Material provided:
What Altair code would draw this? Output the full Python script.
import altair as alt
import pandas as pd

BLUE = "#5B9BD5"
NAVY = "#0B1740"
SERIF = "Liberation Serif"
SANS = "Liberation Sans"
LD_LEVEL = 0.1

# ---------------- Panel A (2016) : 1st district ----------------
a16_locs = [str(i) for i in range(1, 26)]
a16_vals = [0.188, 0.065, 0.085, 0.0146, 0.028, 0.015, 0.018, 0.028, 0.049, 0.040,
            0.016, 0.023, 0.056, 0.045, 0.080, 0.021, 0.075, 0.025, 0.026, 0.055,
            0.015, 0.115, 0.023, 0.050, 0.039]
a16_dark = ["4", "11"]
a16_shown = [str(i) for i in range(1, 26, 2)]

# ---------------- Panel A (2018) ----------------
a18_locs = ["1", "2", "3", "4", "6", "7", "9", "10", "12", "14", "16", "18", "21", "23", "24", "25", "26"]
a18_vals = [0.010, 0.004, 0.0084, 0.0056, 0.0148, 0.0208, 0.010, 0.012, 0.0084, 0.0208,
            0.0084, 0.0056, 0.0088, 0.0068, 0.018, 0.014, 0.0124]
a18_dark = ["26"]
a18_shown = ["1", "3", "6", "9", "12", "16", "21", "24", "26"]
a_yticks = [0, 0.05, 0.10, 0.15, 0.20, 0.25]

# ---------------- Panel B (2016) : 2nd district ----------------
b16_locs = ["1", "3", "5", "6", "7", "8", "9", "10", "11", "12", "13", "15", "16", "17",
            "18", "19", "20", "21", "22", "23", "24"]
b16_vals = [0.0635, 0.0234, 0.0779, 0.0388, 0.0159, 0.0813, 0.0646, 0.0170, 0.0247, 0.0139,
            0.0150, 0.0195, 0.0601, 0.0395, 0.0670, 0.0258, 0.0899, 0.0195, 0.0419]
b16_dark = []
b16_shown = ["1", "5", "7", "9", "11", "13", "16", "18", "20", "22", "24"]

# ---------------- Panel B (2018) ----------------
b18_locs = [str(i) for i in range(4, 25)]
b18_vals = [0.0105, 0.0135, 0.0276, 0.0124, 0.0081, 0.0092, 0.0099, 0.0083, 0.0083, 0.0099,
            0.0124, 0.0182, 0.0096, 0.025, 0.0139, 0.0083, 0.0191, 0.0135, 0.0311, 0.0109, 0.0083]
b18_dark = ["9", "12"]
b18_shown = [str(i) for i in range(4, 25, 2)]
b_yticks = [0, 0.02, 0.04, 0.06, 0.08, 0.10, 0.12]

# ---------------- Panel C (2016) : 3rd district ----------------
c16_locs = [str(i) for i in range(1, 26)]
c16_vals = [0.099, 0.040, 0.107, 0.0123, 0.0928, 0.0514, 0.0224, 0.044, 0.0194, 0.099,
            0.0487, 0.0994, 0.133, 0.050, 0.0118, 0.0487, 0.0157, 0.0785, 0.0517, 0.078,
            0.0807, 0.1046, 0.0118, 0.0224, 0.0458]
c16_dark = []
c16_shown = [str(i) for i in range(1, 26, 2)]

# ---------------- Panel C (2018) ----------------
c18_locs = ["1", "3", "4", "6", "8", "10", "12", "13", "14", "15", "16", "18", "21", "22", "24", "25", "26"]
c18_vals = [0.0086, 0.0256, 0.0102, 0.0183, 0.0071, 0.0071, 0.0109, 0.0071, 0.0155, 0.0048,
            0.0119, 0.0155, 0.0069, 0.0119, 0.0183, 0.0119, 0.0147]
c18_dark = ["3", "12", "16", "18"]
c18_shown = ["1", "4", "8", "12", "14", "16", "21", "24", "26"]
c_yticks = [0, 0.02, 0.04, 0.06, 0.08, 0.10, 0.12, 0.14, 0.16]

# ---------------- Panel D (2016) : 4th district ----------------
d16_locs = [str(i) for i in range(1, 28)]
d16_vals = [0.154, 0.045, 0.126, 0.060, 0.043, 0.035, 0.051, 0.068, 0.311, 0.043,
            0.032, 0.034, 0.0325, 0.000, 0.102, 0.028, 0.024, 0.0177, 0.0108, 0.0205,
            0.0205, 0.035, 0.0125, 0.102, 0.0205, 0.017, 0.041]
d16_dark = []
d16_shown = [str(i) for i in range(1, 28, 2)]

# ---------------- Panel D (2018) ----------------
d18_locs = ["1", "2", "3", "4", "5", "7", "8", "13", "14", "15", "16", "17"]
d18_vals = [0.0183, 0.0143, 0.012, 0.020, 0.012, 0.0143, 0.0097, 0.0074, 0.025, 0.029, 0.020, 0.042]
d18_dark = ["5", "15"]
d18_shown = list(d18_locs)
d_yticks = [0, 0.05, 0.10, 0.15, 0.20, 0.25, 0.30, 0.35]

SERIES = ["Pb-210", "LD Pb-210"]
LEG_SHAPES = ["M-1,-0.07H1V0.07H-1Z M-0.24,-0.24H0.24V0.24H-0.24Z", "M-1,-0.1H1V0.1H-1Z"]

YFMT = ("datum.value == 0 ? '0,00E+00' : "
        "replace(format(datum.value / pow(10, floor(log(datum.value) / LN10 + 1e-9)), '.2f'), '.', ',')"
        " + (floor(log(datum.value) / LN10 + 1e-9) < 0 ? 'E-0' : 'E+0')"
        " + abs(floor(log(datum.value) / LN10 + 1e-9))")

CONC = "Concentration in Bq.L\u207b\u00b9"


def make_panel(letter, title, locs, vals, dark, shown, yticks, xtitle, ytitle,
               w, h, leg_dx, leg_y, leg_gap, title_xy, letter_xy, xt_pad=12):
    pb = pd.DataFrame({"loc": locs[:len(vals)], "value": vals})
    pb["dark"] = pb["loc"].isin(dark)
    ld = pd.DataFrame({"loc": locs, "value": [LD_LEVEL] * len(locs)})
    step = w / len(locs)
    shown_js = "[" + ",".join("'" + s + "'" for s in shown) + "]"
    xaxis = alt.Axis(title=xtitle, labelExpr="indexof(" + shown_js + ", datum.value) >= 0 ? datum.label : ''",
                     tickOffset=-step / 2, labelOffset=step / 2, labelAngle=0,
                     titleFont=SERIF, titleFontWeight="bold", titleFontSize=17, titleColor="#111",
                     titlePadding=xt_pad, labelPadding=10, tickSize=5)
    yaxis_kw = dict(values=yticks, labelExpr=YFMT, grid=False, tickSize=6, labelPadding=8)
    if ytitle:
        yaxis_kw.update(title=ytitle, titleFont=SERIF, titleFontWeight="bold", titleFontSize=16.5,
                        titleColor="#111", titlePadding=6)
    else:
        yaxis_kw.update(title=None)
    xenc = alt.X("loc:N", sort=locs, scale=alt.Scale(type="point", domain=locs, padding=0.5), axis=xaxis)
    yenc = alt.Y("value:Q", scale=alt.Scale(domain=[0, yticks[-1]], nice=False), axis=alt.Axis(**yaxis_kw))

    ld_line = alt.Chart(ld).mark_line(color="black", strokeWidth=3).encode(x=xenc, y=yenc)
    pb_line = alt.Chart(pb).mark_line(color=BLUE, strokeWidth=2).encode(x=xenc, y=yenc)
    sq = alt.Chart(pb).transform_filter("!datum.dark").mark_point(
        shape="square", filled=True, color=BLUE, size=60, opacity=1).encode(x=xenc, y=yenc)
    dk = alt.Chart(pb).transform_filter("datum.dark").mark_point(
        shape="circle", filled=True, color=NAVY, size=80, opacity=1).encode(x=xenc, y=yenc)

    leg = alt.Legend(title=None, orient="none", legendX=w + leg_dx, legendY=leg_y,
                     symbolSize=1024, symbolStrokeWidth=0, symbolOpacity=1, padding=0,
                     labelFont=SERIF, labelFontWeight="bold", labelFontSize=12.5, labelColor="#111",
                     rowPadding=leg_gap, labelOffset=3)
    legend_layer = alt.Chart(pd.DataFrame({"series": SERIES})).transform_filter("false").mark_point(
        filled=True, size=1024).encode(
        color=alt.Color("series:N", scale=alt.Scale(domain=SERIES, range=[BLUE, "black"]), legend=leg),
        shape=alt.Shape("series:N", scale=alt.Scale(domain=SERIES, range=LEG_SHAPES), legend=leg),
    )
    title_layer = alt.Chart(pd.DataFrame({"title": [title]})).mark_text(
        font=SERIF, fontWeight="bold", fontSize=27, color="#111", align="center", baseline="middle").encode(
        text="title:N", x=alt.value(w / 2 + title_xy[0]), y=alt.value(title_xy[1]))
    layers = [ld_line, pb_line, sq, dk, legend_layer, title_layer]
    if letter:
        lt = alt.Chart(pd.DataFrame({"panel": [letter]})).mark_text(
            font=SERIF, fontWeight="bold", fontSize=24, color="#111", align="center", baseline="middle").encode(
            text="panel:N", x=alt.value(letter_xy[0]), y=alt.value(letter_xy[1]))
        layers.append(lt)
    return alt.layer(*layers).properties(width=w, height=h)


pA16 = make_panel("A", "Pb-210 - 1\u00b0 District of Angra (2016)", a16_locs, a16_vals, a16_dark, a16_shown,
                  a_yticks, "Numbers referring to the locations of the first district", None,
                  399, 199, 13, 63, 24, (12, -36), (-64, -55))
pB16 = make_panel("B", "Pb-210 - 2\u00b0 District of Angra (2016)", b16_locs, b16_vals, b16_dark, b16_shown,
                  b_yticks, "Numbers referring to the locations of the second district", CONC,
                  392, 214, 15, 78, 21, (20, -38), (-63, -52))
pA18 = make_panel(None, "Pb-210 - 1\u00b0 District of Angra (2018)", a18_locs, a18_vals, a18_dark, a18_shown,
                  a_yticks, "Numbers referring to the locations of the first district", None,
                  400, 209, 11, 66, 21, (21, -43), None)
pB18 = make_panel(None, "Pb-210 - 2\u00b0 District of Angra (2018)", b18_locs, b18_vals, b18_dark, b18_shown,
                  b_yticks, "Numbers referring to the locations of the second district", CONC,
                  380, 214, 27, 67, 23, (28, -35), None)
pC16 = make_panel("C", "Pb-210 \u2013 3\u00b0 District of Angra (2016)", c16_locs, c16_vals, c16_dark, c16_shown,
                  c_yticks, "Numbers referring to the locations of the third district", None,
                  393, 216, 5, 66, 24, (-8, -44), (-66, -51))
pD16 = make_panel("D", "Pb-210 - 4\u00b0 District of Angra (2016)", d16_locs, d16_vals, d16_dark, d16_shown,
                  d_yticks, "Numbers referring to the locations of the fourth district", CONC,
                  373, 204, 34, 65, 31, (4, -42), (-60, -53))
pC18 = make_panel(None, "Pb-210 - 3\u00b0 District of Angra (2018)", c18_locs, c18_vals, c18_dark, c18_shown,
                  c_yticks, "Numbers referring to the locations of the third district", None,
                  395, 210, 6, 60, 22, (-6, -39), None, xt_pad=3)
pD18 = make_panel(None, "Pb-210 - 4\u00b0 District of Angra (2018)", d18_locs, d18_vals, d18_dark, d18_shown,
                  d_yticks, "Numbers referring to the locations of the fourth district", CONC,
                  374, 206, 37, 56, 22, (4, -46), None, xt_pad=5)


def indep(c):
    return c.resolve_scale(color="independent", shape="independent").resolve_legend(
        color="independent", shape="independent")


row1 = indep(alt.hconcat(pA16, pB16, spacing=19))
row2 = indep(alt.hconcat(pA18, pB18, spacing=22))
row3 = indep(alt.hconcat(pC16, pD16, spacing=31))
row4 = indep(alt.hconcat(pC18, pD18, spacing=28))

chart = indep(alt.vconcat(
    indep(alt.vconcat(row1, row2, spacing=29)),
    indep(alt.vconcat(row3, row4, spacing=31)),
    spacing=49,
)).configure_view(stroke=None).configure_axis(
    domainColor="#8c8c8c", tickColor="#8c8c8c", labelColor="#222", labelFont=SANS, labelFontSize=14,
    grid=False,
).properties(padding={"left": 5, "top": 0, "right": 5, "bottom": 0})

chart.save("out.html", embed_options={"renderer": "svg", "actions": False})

Task instructions: Only the lines from the opening of the material through the line with "a_yticks = [0, 0.05, 0.10, 0.15, 0.20, 0.25]" should be echoed, exactly as written.

Result of this exercise:
What Altair code would draw this? Output the full Python script.
import altair as alt
import pandas as pd

BLUE = "#5B9BD5"
NAVY = "#0B1740"
SERIF = "Liberation Serif"
SANS = "Liberation Sans"
LD_LEVEL = 0.1

# ---------------- Panel A (2016) : 1st district ----------------
a16_locs = [str(i) for i in range(1, 26)]
a16_vals = [0.188, 0.065, 0.085, 0.0146, 0.028, 0.015, 0.018, 0.028, 0.049, 0.040,
            0.016, 0.023, 0.056, 0.045, 0.080, 0.021, 0.075, 0.025, 0.026, 0.055,
            0.015, 0.115, 0.023, 0.050, 0.039]
a16_dark = ["4", "11"]
a16_shown = [str(i) for i in range(1, 26, 2)]

# ---------------- Panel A (2018) ----------------
a18_locs = ["1", "2", "3", "4", "6", "7", "9", "10", "12", "14", "16", "18", "21", "23", "24", "25", "26"]
a18_vals = [0.010, 0.004, 0.0084, 0.0056, 0.0148, 0.0208, 0.010, 0.012, 0.0084, 0.0208,
            0.0084, 0.0056, 0.0088, 0.0068, 0.018, 0.014, 0.0124]
a18_dark = ["26"]
a18_shown = ["1", "3", "6", "9", "12", "16", "21", "24", "26"]
a_yticks = [0, 0.05, 0.10, 0.15, 0.20, 0.25]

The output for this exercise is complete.